Modern Love‘s “Am I…? Maybe This Quiz Will Tell Me” was ridiculously cute and somehow boring at the same time. And yes, we know how contradictory that sounds. But stick with us as we explain. The leads were cute in this. Katie and Alexa felt like real people and looked like actual teenagers; which is always a plus in our books.
If anything, this episode reminded us of how scary feelings are when you’re a teenager. Some people forget how intense it really is. But not us. We remember how it felt to have all these conflicting emotions making their appearance during the worst times. And we remember the not so great decisions we made based on that.
Katie, played by Lulu Wilson, is on the cusp of discovering something grand about herself. She knows and feels it in her bones that she is different. She doesn’t care for the guy her friends think has romantic feelings towards her. What she does care about is figuring out who she is and where she fits into this world, something we can all relate to.
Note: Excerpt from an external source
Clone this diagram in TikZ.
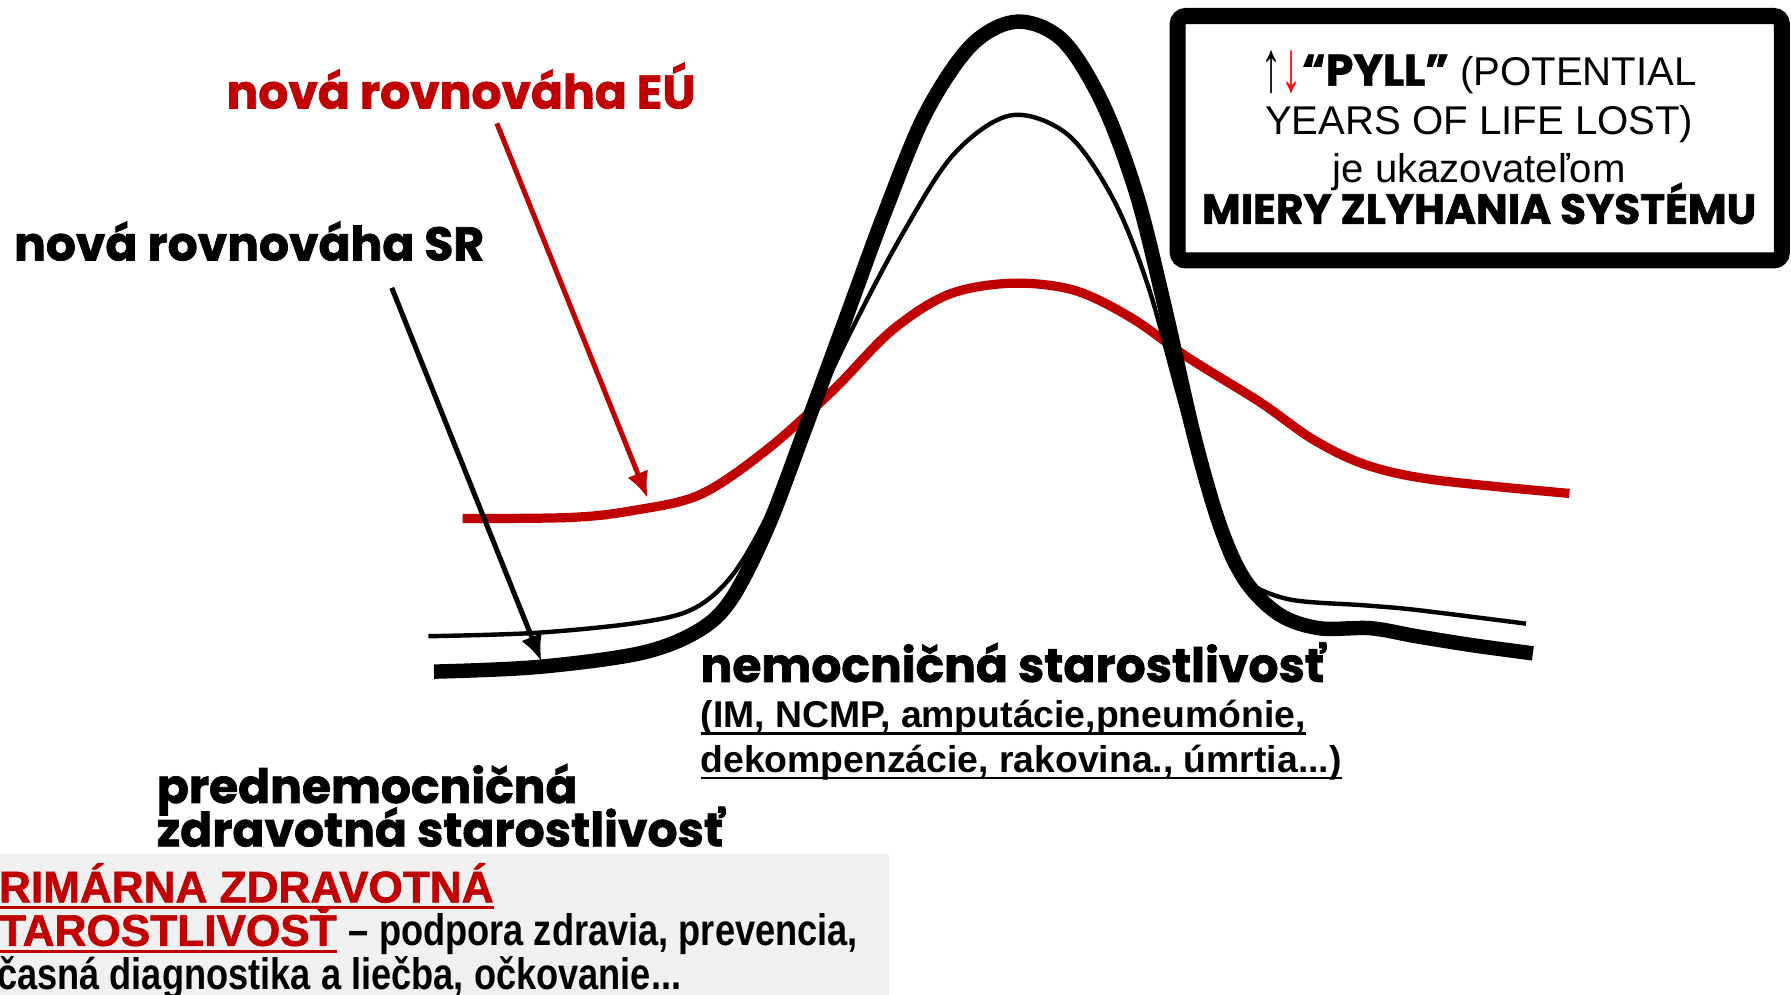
\documentclass[tikz,border=0pt]{standalone}
\usepackage{graphicx}
\usepackage{fontspec}
\setmainfont{Liberation Sans}
\newfontfamily\headfont[BoldFeatures={FakeBold=1.5}]{Poppins}
\newfontfamily\narrowfont[FakeStretch=0.82]{Liberation Sans}
\newfontfamily\heavyfont[BoldFeatures={FakeBold=1.5}]{Liberation Sans}
\usetikzlibrary{arrows.meta}
\definecolor{eured}{RGB}{192,0,0}
\definecolor{panelgray}{RGB}{240,240,240}
\newcommand\thickul[2][1.2pt]{\setbox0\hbox{#2}\rlap{\rule[-3.5pt]{\wd0}{#1}}\box0}
\newcommand\tallarrow[1]{\raisebox{-3pt}{\scalebox{1}[1.8]{#1}}}
\tikzset{
	headline/.style={inner sep=0pt,anchor=base west,font=\headfont\bfseries\fontsize{23.5}{21}\selectfont},
	plain/.style={inner sep=0pt,anchor=base west},
	srcurve/.style={line width=7.2pt,line join=round},
	oldcurve/.style={line width=2.2pt,line join=round},
	eucurve/.style={line width=4.6pt,eured,line join=round},
	pointer/.style={line width=2.5pt,-{Latex[length=13pt,width=11pt]}},
}
\begin{document}
\begin{tikzpicture}[x=0.02cm,y=-0.02cm]
	\useasboundingbox (0,0) rectangle (1568,871);
	\clip (0,0) rectangle (1568,871);

	\fill[panelgray] (0,748) rectangle (778,871);	%grey panel

	% curves
	\draw[eucurve] plot[smooth,tension=0.55] coordinates {(405,454) (500,453) (554,447) (613,433) (671,394) (729,342) (780,290) (830,258) (885,248) (940,254) (990,278) (1040,313) (1103,352) (1150,385) (1196,407) (1255,420) (1374,432)};
	\draw[oldcurve] plot[smooth,tension=0.55] coordinates {(375,557) (470,554) (560,545) (607,533) (640,505) (670,455) (705,375) (745,290) (790,205) (835,135) (885,101) (935,118) (975,175) (1005,250) (1030,340) (1055,430) (1075,490) (1092,510) (1130,525) (1195,530) (1240,534) (1336,546)};
	\draw[srcurve] plot[smooth,tension=0.55] coordinates {(380,588) (470,584) (560,572) (610,553) (640,525) (672,462) (705,375) (740,280) (775,185) (810,100) (850,40) (890,19) (930,35) (965,90) (995,170) (1020,270) (1045,380) (1068,460) (1090,508) (1120,538) (1155,550) (1200,550) (1240,557) (1290,565) (1342,572)};

	% labels
	\node[headline,eured] (eulbl) at (198,95) {nová rovnováha EÚ};
	\node[headline] (srlbl) at (12,228) {nová rovnováha SR};
	\node[headline] (hosplbl) at (613,597) {nemocničná starostlivosť};
	\node[plain,font=\bfseries\fontsize{18.6}{22}\selectfont] (hosp1) at (613,637) {\thickul{(IM, NCMP, amputácie,pneumónie,}};
	\node[plain,font=\bfseries\fontsize{18.6}{22}\selectfont] (hosp2) at (613,676) {\thickul{dekompenzácie, rakovina., úmrtia...)}};
	\node[headline] (pre1) at (137,703) {prednemocničná};
	\node[headline] (pre2) at (137,741) {zdravotná starostlivosť};

	% arrows
	\coordinate (eutail) at (435,108);
	\coordinate (eutip) at (567,436);
	\coordinate (srtail) at (343,252);
	\coordinate (srtip) at (474,579);
	\draw[pointer,eured] (eutail) -- (eutip);
	\draw[pointer] (srtail) -- (srtip);

	% PYLL box
	\node[draw,line width=8pt,rounded corners=4pt,minimum width=10.58cm,minimum height=4.28cm] (pyll) at (1295.5,121) {};
	\node[plain,anchor=base,font=\fontsize{20}{24}\selectfont] (pyll1) at (1295,75) {\tallarrow{↑}\textcolor{red}{\tallarrow{↓}}{\headfont\bfseries\fontsize{22}{24}\selectfont“PYLL”} (POTENTIAL};
	\node[plain,anchor=base,font=\fontsize{20}{24}\selectfont] (pyll2) at (1295,118) {YEARS OF LIFE LOST)};
	\node[plain,anchor=base,font=\fontsize{20}{24}\selectfont] (pyll3) at (1295,160) {je ukazovateľom};
	\node[plain,anchor=base,font=\headfont\bfseries\fontsize{21}{22}\selectfont] (pyll4) at (1295,196) {MIERY ZLYHANIA SYSTÉMU};

	% primary care panel
	\node[plain,eured,font=\heavyfont\bfseries\fontsize{22}{24}\selectfont] (prim1) at (-27,790) {\thickul[1.6pt]{PRIMÁRNA ZDRAVOTNÁ}};
	\node[plain,font=\heavyfont\bfseries\fontsize{22}{24}\selectfont] (prim2) at (-27,828) {\textcolor{eured}{\thickul[1.6pt]{STAROSTLIVOSŤ}} {\narrowfont\bfseries – podpora zdravia, prevencia,}};
	\node[plain,font=\narrowfont\bfseries\fontsize{22}{24}\selectfont] (prim3) at (-24,866) {Včasná diagnostika a liečba, očkovanie...};
\end{tikzpicture}
\end{document}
And it’s through quizzes, as ridiculous as that sounds, that she gets to explore what kind of person she is in this big and scary queer world aka what happens when you first dip your toes into it for the very first time. Watching Katie explore these bits of herself felt raw in a way that felt relatable and sweet.
Same thing goes for Alexa, played by Grace Edwards, the love interest of this Modern Love episode. While she shares the same giddy feelings of self discovery and the awkwardness that comes from it, her character is a little more developed and understands that she does in fact what to “kiss the girl.”
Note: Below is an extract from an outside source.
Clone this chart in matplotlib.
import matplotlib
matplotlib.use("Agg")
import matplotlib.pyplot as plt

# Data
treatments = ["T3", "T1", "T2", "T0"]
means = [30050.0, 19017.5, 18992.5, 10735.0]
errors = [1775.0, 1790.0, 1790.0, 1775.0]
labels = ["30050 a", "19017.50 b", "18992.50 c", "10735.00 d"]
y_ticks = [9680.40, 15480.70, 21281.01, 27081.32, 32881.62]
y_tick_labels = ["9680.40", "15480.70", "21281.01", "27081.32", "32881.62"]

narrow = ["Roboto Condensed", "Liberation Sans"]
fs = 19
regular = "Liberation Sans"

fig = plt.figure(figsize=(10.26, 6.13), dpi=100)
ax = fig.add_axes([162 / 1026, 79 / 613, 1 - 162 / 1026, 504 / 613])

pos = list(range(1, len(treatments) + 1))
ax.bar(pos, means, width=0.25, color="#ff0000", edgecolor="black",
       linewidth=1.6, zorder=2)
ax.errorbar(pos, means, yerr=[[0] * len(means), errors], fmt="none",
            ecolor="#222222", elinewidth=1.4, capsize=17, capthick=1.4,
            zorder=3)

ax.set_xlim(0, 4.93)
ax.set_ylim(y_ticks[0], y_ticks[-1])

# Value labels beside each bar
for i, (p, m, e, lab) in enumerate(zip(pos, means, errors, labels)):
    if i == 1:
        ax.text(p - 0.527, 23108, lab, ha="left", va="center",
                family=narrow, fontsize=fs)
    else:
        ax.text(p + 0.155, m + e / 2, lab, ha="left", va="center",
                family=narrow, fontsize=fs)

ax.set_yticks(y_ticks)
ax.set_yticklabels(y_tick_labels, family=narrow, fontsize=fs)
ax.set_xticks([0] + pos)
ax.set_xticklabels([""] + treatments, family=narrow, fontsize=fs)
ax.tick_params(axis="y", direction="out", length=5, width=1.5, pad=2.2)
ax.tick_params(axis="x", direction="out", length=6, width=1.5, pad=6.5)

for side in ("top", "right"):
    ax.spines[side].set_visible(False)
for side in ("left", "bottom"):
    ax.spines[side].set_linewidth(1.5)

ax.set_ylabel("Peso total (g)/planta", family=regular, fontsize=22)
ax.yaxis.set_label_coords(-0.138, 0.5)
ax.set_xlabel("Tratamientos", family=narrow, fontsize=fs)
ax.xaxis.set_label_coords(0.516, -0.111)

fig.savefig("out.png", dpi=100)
Watching Katie and Alexa come together and share their first kiss, their first miscommunication, and their first clear and concise resolution, felt honest. But maybe it’s our age rearing its ugly head, but we felt like the whole story in “Am I…? Maybe This Quiz Will Tell Me” was a bit boring and predictable.
Us feeling that way doesn’t take away from the importance of such an episode. It just goes to show you that Modern Love really is trying to hit vastly different audiences in one season. And that we can still connect with all of them in one way or another due to us understanding the human condition and the complexities that comes with it.